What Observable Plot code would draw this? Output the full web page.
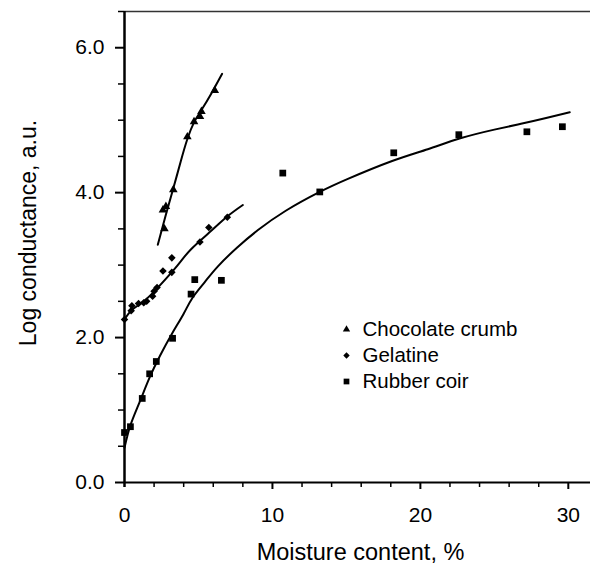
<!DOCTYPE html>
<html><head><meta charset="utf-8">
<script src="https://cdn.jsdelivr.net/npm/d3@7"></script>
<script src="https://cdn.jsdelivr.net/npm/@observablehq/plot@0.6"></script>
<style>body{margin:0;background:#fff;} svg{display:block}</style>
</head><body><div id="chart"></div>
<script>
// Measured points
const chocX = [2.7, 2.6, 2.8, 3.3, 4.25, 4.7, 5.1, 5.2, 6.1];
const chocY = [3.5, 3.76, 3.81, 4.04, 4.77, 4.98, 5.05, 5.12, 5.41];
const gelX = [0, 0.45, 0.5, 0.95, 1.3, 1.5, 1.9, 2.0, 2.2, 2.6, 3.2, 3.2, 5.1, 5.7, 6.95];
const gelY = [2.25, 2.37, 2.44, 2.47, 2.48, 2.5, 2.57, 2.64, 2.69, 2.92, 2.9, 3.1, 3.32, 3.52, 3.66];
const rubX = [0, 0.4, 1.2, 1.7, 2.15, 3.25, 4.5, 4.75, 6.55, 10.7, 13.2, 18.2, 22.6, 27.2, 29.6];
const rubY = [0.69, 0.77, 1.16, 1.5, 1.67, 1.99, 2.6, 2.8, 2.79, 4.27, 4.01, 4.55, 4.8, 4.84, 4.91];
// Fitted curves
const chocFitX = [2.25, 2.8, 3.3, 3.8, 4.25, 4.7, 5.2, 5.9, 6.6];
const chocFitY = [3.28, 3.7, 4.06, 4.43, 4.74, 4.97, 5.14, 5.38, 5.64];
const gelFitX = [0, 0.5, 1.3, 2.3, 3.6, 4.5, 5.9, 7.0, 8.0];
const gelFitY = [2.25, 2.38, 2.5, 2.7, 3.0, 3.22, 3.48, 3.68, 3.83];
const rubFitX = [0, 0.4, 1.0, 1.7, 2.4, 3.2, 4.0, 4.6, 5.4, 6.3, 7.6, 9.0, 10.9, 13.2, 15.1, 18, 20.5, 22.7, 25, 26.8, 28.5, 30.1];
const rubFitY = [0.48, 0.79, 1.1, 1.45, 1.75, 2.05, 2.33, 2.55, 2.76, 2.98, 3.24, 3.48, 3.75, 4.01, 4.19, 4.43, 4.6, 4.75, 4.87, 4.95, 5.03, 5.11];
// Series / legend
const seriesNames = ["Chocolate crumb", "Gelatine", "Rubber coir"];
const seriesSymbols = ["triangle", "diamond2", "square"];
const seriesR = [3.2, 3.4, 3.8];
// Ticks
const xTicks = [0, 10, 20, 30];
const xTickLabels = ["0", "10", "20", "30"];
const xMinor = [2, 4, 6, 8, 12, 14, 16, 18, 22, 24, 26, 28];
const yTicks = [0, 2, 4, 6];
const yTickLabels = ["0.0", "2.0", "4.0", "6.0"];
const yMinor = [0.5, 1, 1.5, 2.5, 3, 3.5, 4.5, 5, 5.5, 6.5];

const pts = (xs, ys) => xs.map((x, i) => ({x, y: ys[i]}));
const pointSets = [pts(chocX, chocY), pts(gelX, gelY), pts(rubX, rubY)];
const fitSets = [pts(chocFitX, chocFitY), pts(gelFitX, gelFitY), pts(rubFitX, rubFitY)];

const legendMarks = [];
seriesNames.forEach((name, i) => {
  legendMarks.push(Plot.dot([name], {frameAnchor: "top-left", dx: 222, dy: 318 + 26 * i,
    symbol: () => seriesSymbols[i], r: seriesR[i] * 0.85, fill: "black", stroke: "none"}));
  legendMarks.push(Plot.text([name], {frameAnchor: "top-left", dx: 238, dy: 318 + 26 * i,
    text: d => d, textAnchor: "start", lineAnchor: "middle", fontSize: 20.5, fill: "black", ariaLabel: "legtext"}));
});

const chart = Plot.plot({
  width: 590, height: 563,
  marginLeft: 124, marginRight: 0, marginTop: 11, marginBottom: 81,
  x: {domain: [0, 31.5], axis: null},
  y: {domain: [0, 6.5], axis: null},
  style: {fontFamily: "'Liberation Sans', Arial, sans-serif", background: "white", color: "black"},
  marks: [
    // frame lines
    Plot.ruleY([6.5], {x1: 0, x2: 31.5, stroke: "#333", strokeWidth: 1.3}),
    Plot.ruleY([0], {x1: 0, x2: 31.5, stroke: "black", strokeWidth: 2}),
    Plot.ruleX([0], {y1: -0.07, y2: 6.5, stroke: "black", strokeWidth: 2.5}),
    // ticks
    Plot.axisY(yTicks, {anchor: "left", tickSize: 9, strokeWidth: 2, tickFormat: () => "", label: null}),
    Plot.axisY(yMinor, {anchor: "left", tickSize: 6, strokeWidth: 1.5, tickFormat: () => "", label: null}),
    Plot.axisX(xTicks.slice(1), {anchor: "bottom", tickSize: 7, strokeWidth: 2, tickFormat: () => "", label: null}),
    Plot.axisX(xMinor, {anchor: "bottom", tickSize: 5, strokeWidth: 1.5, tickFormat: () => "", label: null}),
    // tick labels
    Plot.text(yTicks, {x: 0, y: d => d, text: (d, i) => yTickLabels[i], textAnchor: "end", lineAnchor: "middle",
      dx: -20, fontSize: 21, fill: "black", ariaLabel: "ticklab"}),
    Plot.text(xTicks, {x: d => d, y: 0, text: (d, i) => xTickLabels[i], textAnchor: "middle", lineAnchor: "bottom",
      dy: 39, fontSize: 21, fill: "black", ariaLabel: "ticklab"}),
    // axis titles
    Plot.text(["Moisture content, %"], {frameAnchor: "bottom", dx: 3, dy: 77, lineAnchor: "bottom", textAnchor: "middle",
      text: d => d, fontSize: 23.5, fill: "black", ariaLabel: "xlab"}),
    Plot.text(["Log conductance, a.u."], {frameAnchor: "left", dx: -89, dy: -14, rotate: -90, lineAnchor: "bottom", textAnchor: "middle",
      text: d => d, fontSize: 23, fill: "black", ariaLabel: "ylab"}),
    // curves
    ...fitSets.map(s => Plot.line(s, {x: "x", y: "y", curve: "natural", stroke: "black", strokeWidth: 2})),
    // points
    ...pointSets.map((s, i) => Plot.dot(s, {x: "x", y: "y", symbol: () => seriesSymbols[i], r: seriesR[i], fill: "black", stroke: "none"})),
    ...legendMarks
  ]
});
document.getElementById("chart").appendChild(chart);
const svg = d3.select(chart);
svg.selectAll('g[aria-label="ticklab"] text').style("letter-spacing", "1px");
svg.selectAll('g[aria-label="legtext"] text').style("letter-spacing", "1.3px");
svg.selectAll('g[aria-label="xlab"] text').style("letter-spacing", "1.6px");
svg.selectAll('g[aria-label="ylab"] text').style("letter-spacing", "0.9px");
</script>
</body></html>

* * *

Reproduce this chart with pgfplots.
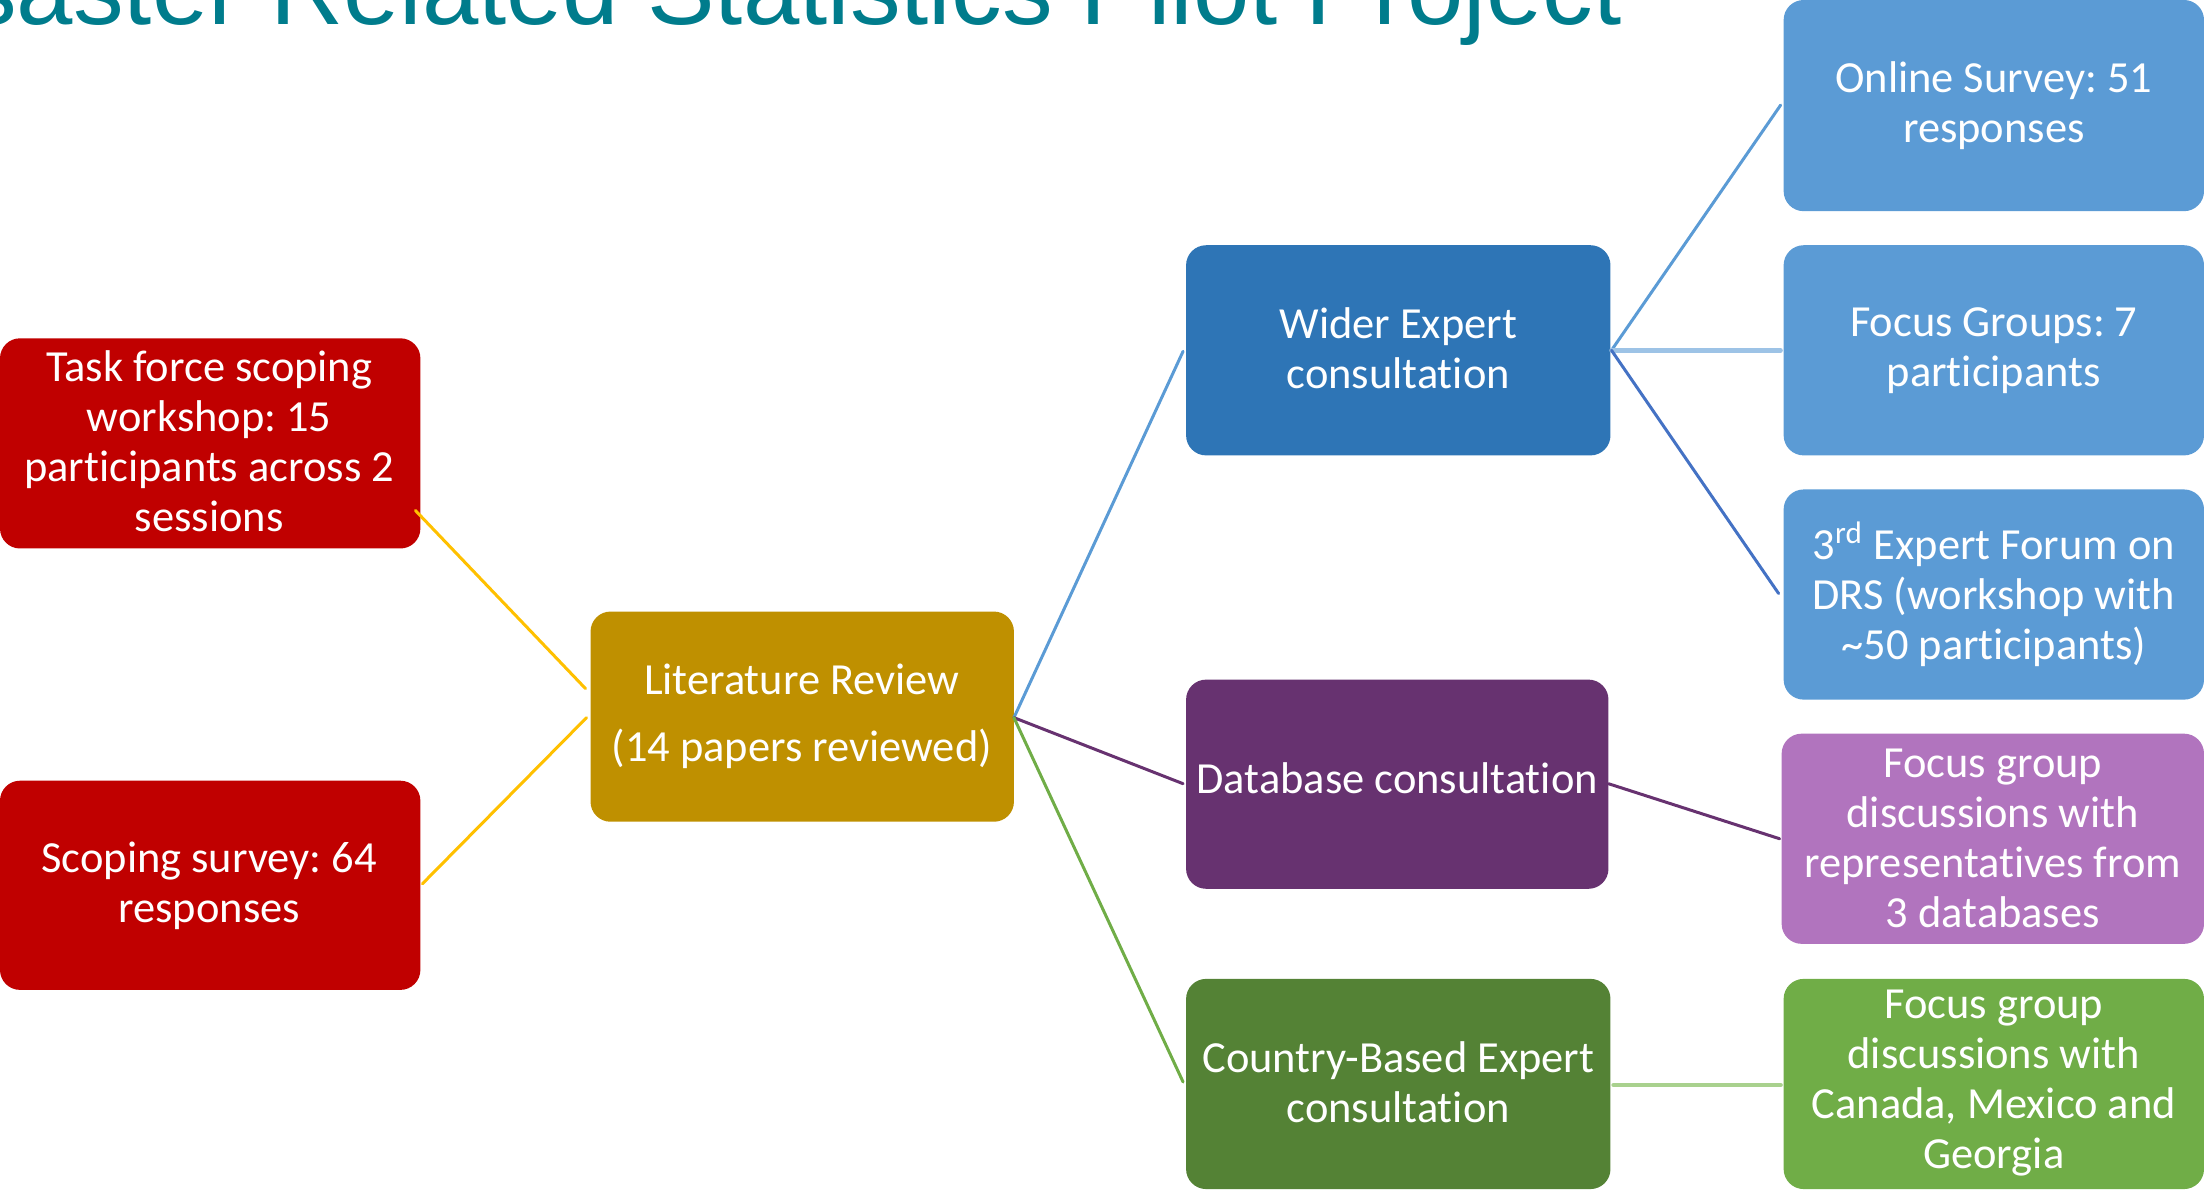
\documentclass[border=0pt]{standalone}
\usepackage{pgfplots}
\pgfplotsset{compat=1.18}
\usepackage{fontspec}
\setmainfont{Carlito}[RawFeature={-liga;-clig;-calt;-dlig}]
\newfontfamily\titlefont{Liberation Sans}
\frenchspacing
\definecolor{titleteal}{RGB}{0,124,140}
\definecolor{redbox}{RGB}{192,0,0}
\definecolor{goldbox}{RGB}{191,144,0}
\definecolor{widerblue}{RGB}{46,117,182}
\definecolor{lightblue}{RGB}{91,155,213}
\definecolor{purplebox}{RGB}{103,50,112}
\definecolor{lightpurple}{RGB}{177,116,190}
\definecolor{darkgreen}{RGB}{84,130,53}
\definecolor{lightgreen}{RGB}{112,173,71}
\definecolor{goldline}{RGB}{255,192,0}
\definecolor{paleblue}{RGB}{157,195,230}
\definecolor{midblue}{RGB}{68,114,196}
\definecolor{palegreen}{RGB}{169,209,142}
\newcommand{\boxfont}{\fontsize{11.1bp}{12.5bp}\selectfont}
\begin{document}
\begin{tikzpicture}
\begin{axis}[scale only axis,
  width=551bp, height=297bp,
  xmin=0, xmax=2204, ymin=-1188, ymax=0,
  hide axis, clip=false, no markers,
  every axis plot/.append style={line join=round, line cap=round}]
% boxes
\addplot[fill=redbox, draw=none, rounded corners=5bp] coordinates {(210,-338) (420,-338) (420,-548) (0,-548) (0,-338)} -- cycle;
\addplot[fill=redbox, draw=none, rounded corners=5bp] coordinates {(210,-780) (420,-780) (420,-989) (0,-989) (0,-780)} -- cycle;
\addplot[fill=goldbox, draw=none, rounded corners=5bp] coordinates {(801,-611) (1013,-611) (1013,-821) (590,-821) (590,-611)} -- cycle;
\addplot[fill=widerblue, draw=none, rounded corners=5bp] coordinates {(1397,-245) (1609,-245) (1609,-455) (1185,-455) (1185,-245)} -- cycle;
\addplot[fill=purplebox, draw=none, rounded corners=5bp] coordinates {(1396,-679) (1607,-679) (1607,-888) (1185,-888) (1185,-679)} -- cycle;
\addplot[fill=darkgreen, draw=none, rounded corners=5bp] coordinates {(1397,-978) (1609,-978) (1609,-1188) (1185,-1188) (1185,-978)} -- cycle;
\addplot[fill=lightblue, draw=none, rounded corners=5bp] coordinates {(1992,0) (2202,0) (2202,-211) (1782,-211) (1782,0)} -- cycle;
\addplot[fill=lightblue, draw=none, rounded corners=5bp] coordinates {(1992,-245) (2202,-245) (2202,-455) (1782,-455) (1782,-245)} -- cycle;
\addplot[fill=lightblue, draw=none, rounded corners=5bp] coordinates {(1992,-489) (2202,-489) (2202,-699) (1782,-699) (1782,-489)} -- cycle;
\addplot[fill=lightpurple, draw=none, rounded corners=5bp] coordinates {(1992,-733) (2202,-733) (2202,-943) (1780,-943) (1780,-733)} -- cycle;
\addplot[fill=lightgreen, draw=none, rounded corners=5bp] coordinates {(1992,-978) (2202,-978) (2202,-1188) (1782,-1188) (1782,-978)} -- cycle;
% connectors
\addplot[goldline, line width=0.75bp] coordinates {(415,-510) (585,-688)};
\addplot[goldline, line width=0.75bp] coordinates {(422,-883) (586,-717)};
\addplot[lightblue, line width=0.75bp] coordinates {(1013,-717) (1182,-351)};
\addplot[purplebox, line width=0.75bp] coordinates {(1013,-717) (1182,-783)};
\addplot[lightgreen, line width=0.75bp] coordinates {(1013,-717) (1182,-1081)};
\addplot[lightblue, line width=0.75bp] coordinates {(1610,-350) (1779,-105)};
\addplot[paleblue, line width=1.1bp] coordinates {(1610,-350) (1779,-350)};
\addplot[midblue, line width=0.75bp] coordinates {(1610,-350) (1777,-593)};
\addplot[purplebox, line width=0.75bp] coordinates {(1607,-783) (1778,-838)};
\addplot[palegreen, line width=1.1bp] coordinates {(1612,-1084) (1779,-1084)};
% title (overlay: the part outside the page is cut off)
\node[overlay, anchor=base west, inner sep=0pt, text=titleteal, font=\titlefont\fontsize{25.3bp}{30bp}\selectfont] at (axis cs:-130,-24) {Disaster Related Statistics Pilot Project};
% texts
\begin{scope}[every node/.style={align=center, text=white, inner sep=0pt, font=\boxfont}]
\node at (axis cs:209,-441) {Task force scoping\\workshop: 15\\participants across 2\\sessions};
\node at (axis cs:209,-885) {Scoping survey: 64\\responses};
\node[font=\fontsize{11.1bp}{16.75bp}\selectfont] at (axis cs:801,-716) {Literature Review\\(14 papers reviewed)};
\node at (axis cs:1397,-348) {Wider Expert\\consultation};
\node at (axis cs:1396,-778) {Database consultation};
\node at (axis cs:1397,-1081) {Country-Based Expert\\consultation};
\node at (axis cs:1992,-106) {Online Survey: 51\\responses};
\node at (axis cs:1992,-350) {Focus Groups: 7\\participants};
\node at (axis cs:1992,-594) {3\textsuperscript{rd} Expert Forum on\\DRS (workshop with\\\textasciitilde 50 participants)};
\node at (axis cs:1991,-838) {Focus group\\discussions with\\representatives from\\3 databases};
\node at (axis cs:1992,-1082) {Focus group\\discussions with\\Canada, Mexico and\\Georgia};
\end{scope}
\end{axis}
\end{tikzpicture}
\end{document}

(AIM)
Set out every line from the material that contains the string "this".

(EXERCISE RESULT)
What Observable Plot code would draw this? Output the full web page.
Reproduce this chart with pgfplots.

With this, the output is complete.